The Trees The Trees by Heather Christle

Octopus Books, 2011. A rivet is a mechanical fastener, and it is permanent, so when I tell you that The Trees The Trees by Heather Christle will rivet you, I mean forever, and even more so, I mean it will connect things that never expected to be connected, and it will connect them for good. What better way to unite A with B than in prose poems that have a cellular structure all their own? If not a cross-section of xylem, then a bright repurposing of the caesura, a series of hidden rooms, a brief pulsation of non-text.

This is a book of reversals and variations. Think back to when your mother told you not to get on that pirate ship ride at the carnival, the one where a metal bar was all that kept you from being flung onto the horizon, and no matter how cool you were, you just had to scream a little as the giant boat made its swing. It was natural. And that’s the swing Christle recreates again and again in these poems. I’m not talking about paddle boating along a traditional narrative arc or lunge, but something so new that we feel immediately at home in it. Each of the poems in The Trees The Trees is a thriller. Who knew so much was going on inside the world, and why?

Everyday objects inhabit Christle’s poems with such urgency that we may become more suspicious of our surroundings, or perhaps even enchanted by them.

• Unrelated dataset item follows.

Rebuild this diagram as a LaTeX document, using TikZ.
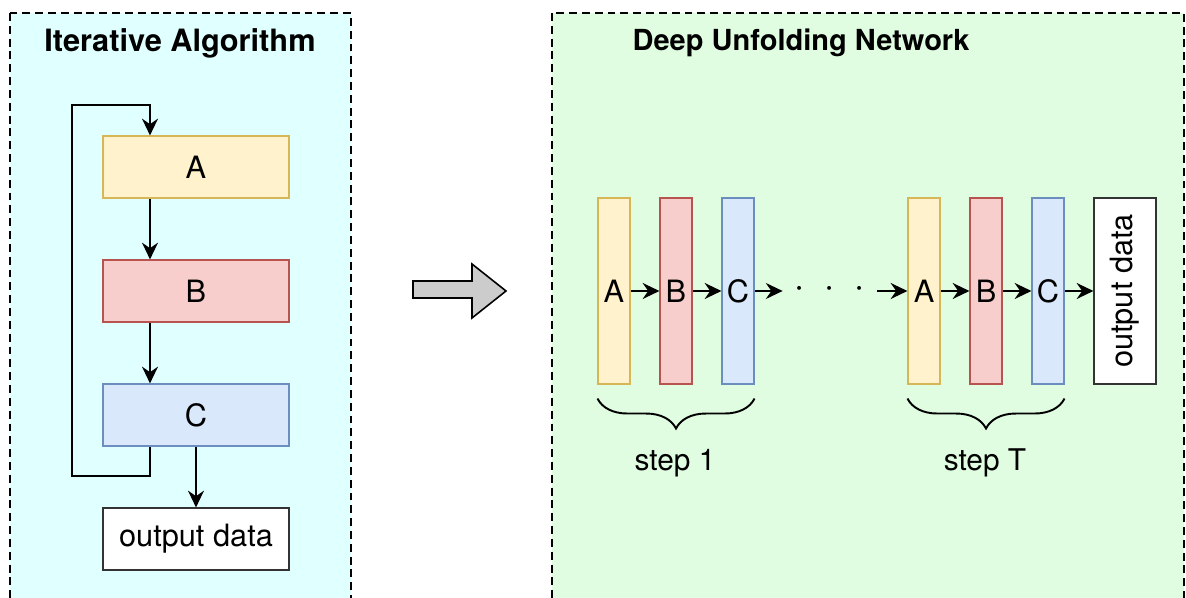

In “The Actual Future,” “I am a handbag ____I am the kind of handbag nobody weeps into____except for when I went to the ten-year reunion____then everyone wanted to weep into me.” (Dear reader, please note that the lines in these quotes are meant to be spaces, not lines). Or in “Condo,” “microwave doubles as a nightlight____this is that other song____the one that likes to sing itself.”

In a collection that marries death with rebirth, while maintaining simultaneous and separate preoccupations with both, it’s the helmets and scissors and owls and cats that remain steadfast. The Trees The Trees is a haunting, rapturous tribute to both the known and unknown, and what happens when the two collide.